Он очень здорово рисовал картины углем и даже тайком нарисовал маму. Он изобразил ее вроде богородицы, с печальным лицом, и только на коленях у нее вместо младенца сидел Тима в поддевке и в валенках...
Вы Мадонна,— объяснил Важек.— Мадонна русской революции.
— Ну что за глупости! — рассердилась мама. Но у нее покраснели не только щеки, а даже ее высокая шея.
— Извините,— огорчился чех. — Я — буду рвать, если вас это обидело.
— Нет, нет, что вы! — испуганно сказала мама.
Чех свернул рисунок в трубку и, протягивая его маме, попросил:
— Возьмите, пожалуйста.
Мама колебалась.
— Мама,— сказал Тима с отчаянием,— ну я же тоже нарисованный.
— Хорошо, я тебе дам тебя,— сказал Важек и хотел оторвать кусок от рисунка.
— Нет, зачем же портить? — нерешительно произнесла мама.
Тима принес домой картину и приколол кнопками над кроватью. Потом с гордостью показал ее папе:
— Гляди, как взаправду. И что валенки чиненые, все есть.
Папа долго разглядывал рисунок. Потом задумчиво пощипал бородку, искоса поглядывая на маму, наконец произнес сухо:
— Странная фантазия. Кстати, ты здесь выглядишь значительно моложе.
— Ты думаешь? — обидчиво сказала мама.
— И глаза, глаза, я бы сказал, комплиментарно сделаны. Он тебе итальянский разрез придумал.
— Ничего он мне не придумал! — Мама подошла к зеркалу, внимательно посмотревшись, заявила вызывающе: — Просто ты, Петр, привык не замечать во мне интересную женщину.
— Зато он заметил. И долго ты ему, так сказать, позировала?
— Петр, как ты смеешь!
— Но позволь, это вполне допустимый термин для натуры, которую изображает художник.
— Нет, ты не это хотел сказать! — горячо воскликнула мама.— И вообще, если тебе неприятен рисунок, я могу его спрятать.
— Я в живописи не настолько разбираюсь, чтобы судить компетентно,— сказал папа и, пожав плечами, произнес скучным голосом: — Если тебе нравится, пусть висит.— Но не сдержался и съязвил: — Хотя, может быть, достойное место для этой картины — косначевская галерея.
— Если ты будешь издеваться, я разорву ее.
— Прости, я не хотел тебя обидеть. Но рисунок...
— Я больше не хочу с тобой на эту тему разговаривать,— решительно заявила мама.
Папа молчал и только вздыхал тоскливо и протяжно, изредка виновато поглядывая то на картину, то на маму.
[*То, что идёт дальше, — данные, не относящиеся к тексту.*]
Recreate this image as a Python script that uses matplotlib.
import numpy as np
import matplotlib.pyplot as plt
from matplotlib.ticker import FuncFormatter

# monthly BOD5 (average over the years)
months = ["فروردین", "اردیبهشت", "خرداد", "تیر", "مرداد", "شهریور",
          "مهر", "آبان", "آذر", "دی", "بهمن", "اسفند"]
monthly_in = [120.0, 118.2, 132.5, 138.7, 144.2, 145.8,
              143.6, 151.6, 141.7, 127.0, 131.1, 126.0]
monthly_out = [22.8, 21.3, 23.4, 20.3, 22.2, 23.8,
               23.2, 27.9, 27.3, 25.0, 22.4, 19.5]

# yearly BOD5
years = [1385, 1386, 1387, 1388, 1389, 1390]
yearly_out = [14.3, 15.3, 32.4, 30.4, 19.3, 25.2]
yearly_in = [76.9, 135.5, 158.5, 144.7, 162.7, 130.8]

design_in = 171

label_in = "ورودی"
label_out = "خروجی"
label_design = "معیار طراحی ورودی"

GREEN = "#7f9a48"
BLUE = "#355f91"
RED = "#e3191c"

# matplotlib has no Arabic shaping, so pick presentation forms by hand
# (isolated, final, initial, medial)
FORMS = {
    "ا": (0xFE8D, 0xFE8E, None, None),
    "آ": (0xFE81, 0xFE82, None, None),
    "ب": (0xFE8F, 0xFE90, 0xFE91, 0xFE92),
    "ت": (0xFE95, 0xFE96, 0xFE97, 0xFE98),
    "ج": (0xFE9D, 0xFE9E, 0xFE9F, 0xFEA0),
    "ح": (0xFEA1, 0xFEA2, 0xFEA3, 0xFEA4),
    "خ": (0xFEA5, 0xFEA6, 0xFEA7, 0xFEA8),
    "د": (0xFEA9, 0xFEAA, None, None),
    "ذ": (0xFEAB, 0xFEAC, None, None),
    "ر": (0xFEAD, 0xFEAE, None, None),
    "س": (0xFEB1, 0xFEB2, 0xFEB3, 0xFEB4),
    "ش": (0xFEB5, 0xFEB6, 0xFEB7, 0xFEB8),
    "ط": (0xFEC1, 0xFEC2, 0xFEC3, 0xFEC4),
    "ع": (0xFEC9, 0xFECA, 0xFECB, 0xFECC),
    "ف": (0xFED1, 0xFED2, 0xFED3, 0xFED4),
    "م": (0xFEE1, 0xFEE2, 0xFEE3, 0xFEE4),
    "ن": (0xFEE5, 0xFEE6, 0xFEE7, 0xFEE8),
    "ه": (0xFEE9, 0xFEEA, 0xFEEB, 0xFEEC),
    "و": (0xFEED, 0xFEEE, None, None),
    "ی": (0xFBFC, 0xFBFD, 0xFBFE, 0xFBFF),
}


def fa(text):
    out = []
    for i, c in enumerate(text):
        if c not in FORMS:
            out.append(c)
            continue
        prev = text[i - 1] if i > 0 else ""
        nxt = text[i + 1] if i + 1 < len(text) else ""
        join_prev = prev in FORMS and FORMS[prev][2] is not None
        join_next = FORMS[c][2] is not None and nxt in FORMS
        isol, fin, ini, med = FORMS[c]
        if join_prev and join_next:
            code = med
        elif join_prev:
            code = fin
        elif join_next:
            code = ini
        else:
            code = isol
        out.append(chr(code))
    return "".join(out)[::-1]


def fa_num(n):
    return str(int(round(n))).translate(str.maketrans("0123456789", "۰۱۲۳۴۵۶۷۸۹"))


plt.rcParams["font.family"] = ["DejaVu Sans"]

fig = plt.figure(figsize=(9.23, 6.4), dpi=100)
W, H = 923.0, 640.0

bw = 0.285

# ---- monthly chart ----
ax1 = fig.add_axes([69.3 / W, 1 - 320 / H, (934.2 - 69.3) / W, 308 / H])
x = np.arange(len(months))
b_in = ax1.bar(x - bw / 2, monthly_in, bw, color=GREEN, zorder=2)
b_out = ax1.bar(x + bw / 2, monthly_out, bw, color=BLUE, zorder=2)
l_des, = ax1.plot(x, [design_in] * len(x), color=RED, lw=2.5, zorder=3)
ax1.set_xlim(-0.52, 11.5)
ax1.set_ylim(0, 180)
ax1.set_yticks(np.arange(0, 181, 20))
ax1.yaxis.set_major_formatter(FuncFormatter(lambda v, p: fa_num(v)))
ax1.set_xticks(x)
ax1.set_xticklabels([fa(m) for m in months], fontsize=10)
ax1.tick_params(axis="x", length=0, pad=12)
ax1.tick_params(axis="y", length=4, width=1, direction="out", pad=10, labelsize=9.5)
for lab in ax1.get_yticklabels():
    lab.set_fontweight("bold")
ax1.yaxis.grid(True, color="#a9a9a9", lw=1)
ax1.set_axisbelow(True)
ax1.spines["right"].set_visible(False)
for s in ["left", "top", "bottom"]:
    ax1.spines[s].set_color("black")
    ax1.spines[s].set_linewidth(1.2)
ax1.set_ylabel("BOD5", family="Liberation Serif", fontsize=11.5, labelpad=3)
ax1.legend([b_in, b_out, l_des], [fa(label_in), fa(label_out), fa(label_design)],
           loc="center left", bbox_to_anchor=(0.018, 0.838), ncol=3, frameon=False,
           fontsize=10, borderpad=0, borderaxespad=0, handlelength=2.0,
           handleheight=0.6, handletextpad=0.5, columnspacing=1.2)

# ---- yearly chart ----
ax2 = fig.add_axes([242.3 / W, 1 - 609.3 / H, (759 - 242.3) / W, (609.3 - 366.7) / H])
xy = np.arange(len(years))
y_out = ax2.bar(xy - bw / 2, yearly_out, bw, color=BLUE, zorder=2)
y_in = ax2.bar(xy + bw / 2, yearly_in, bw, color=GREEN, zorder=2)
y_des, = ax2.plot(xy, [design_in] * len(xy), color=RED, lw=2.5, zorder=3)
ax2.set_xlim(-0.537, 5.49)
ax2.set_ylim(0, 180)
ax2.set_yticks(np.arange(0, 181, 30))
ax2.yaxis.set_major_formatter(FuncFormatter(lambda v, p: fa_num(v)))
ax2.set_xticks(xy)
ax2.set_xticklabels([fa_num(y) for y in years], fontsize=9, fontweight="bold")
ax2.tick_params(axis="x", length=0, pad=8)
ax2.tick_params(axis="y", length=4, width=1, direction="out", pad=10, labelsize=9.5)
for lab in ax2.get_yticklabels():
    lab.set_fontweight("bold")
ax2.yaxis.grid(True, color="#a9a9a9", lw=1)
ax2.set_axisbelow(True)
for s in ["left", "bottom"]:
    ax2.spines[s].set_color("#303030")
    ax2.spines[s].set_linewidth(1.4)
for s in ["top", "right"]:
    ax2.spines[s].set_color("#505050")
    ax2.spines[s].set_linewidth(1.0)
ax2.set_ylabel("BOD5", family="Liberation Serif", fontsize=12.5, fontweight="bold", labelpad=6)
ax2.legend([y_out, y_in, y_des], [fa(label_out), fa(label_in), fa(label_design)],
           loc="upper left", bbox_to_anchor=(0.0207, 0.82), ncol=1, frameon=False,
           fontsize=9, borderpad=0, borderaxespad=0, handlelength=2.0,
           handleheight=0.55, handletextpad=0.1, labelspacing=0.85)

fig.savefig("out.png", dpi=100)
А через несколько дней ночью прибежал военнопленный немец и что-то быстро и взволнованно сказал маме на своем языке. Мама поняла не все, но быстро оделась и побежала с немцем в «Эдем». Тима бросился вслед за ними.
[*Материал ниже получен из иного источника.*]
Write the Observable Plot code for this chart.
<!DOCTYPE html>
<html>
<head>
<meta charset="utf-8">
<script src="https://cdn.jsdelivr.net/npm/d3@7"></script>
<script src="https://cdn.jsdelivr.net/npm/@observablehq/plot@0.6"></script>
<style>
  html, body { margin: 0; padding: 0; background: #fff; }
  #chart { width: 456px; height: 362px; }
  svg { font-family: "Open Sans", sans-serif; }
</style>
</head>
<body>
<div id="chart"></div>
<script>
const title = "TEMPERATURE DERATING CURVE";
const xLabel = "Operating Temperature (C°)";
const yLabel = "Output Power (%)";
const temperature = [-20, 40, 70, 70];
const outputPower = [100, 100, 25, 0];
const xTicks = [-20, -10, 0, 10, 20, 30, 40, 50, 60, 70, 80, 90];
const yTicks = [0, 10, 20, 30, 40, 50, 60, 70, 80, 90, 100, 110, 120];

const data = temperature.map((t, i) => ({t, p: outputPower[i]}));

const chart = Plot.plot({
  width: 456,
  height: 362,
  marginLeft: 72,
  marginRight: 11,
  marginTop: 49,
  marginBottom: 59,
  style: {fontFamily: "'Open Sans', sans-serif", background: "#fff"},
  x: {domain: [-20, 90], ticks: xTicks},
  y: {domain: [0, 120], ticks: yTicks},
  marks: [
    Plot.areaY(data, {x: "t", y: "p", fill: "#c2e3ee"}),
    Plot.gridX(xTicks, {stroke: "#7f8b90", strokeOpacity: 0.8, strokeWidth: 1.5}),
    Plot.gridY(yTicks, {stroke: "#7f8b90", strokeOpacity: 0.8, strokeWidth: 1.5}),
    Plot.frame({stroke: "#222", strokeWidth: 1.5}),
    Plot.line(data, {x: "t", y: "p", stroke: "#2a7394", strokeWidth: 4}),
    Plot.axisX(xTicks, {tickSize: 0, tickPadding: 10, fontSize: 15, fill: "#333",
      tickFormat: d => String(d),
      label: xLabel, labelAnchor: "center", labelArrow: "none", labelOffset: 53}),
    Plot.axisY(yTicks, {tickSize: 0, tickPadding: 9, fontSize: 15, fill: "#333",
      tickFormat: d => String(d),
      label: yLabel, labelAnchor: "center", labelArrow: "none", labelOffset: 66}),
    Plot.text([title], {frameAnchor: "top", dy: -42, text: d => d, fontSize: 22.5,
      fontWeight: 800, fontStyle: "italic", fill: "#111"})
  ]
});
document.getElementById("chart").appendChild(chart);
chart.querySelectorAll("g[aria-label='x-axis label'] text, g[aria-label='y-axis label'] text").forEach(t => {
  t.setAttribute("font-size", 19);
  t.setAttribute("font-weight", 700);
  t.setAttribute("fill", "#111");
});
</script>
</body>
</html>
На койке лежал Важек, весь обмотанный окровавленными полотенцами. Его длинные сухие пальцы все время шевелились, будто он собирал с одеяла рассыпанную крупу. Открыв выпуклые, блекло-голубые глаза, он долго смотрел на склоненное мамино лицо, пытался сказать что-то, но у него только хрипело и хлюпало в груди.
Черный, как цыган, врач, мадьяр Рених, сказал маме шепотом:
— Плехо! Дыри живот, дыри грудь,— протянул маме часы и, показав пальцем на циферблат, произнес печально: — До этого, потом капут.
— Боже мой, но как это случилось?
Рених показал пальцем на Важека и сказал:
— Болшевик. Горячий. Ему другой, не болшевик, сказаль: надо домой. Русска революция черт дери! Важек, как его это по-русски скажет, когда солдат с войны бежит? Во! Дезертир. Тот в него стрелял два раза, потом еще один раз стрелял. Митинг уже нет. Кто болшевик, тот остался з вами. Тот, кто его убил, мы его уже убил.
Мама опустилась на табуретку рядом с койкой и положила свою руку на руку Важека. Потом вытерла кровавую пену с его губ.
Важек снова открыл глаза, и они как-то по-особому ожили, засветились, хотя все лицо его было уже почти мертвым и щеки глубоко запали.